Secret And Incident Boundary
Immutable replacement reduces old-host persistence risk. It does not prove secrets were not exfiltrated before replacement. If the incident is confirmed rather than precautionary, report that credential rotation, image provenance review, and workload redeploy from trusted artifacts remain required.
Live Health Checks
Use checks appropriate for the cluster. Examples:
kubectl --kubeconfig <kubeconfig> get --raw='/readyz?verbose'
kubectl --kubeconfig <kubeconfig> get deploy,sts,pods -A -o wide
hcloud load-balancer describe <load-balancer-name>
for i in 1 2 3 4 5; do
curl -sS -o /dev/null -w "$i %{http_code}\n" <readiness-url>
sleep 2
done
Old system-upgrade pods may show Unknown after node restarts while their jobs are Complete. Treat that as cleanup noise only if the plans are complete, all nodes are ready, and workloads are healthy.
Firewall Closure Proof
If SSH/API access was opened for the run, close it in its own final Terraform plan after cluster health is proven.
terraform plan -input=false -parallelism=1 -out=operator-close.tfplan
terraform apply -input=false -parallelism=1 operator-close.tfplan
rm -f operator-close.tfplan
terraform plan -input=false -parallelism=1 -detailed-exitcode
Then verify:
- Cloud firewall rules no longer include temporary SSH/API source CIDRs.
- Public
kubectl from the closed source fails or times out, unless the cluster intentionally exposes the API through a control-plane LB.
- Public ingress/application readiness still succeeds.
Final Report
Report:
- Module version/source before and after.
- K3s version/channel before and after.
- HA assessment: control plane/etcd count, agent pools, ingress replicas, application replicas, and singleton stateful risks.
- Terraform proof:
fmt, validate, final plan -detailed-exitcode result.

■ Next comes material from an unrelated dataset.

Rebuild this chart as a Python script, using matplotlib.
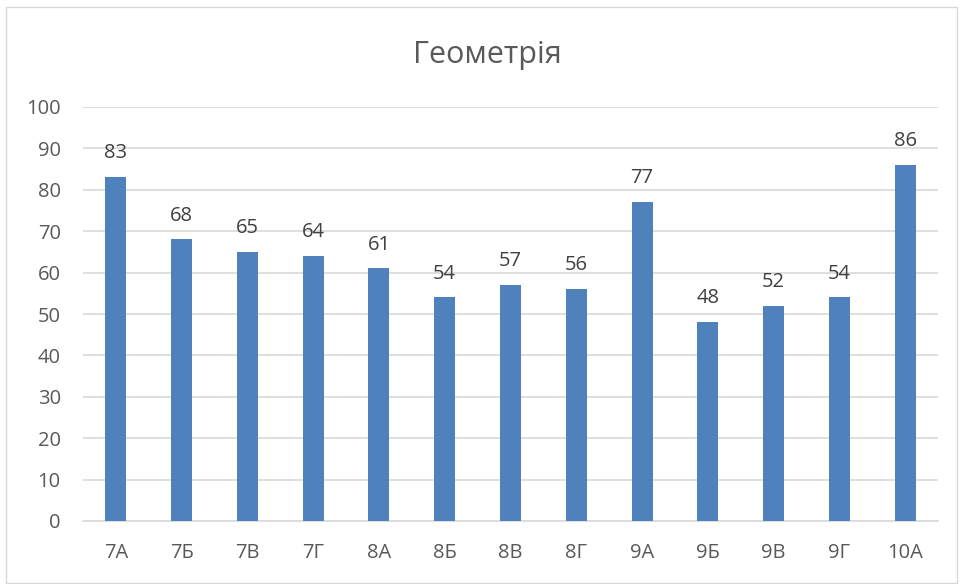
import numpy as np
import matplotlib.pyplot as plt
from matplotlib.patches import Rectangle

# Data
classes = ['7А', '7Б', '7В', '7Г', '8А', '8Б', '8В', '8Г', '9А', '9Б', '9В', '9Г', '10А']
scores = [83, 68, 65, 64, 61, 54, 57, 56, 77, 48, 52, 54, 86]
yticks = [0, 10, 20, 30, 40, 50, 60, 70, 80, 90, 100]

plt.rcParams['font.family'] = ['Open Sans', 'DejaVu Sans']
text_col = '#595959'
grid_col = '#D9D9D9'

fig = plt.figure(figsize=(9.65, 5.84), dpi=100)
ax = fig.add_axes([83 / 965, 1 - 521 / 584, (938 - 83) / 965, (521 - 107) / 584])

x = np.arange(len(classes))
bars = ax.bar(x, scores, width=0.32, color='#4F81BD', zorder=3)
for b, v in zip(bars, scores):
    ax.annotate(str(v), (b.get_x() + b.get_width() / 2, v), xytext=(0, 10),
                textcoords='offset points', ha='center', va='bottom',
                fontsize=14.5, color='#404040')

ax.set_xlim(-0.5, len(classes) - 0.5)
ax.set_ylim(0, 100)
ax.set_yticks(yticks)
ax.set_xticks(x)
ax.set_xticklabels(classes)
ax.grid(axis='y', color=grid_col, linewidth=1.2, zorder=0)
for s in ['top', 'right', 'left']:
    ax.spines[s].set_visible(False)
ax.spines['bottom'].set_color(grid_col)
ax.spines['bottom'].set_linewidth(1.2)
ax.tick_params(axis='both', length=0, colors=text_col, labelsize=14.5)
ax.tick_params(axis='y', pad=16)
ax.tick_params(axis='x', pad=16)

fig.text(487 / 965, 1 - 55 / 584, 'Геометрія', ha='center', va='center',
         fontsize=22, color=text_col)

# outer frame of the chart area
fig.patches.append(Rectangle((6 / 965, 1 / 584), 951 / 965, 576 / 584,
                             transform=fig.transFigure, fill=False,
                             edgecolor=grid_col, linewidth=1))

fig.savefig('out.png', dpi=100)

- Kubernetes proof: node versions, upgrade plans complete, API readyz, deployments/statefulsets ready.
- Ingress/app proof: load balancer target health and application readiness.
- Immutable replacement proof, if used: old servers gone, replacement nodes Ready, etcd membership contains only intended voters, stateful data integrity checks passed, and firewall access is closed again.

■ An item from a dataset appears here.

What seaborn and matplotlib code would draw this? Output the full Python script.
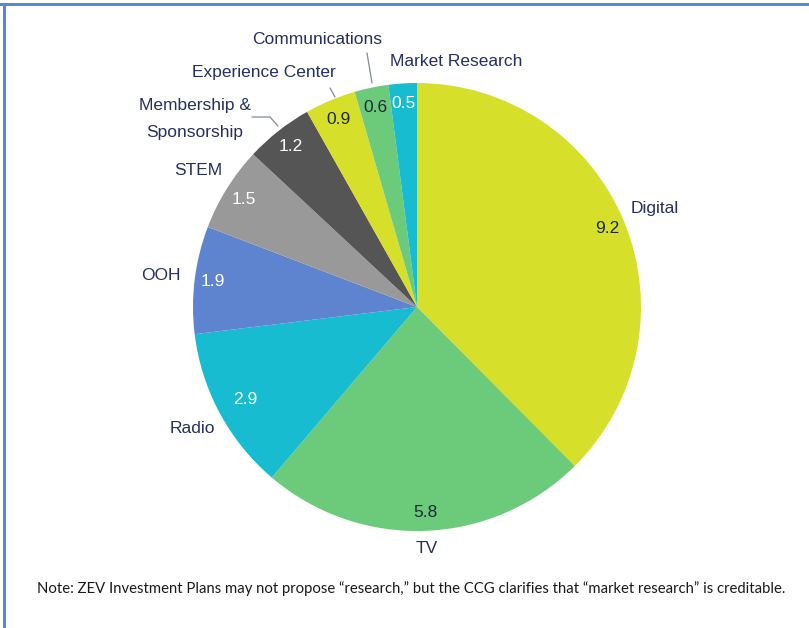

- Any incident during the upgrade and the corrective setting or action.
- Remaining risks and the exact condition that would make them safe.
Git Hygiene
Before committing:
git status --short
git ls-files | rg '(^|/)(.*kubeconfig.*|.*\.tfstate(\.backup)?|\.terraform/|.*\.tfvars|.*\.auto\.tfvars|\.terraform\.local\.env)$' || true
git diff --cached --check
If a secret-bearing local file is tracked, remove it from the index with git rm --cached <path>, add an ignore rule, and keep the local file only if it is still operationally needed.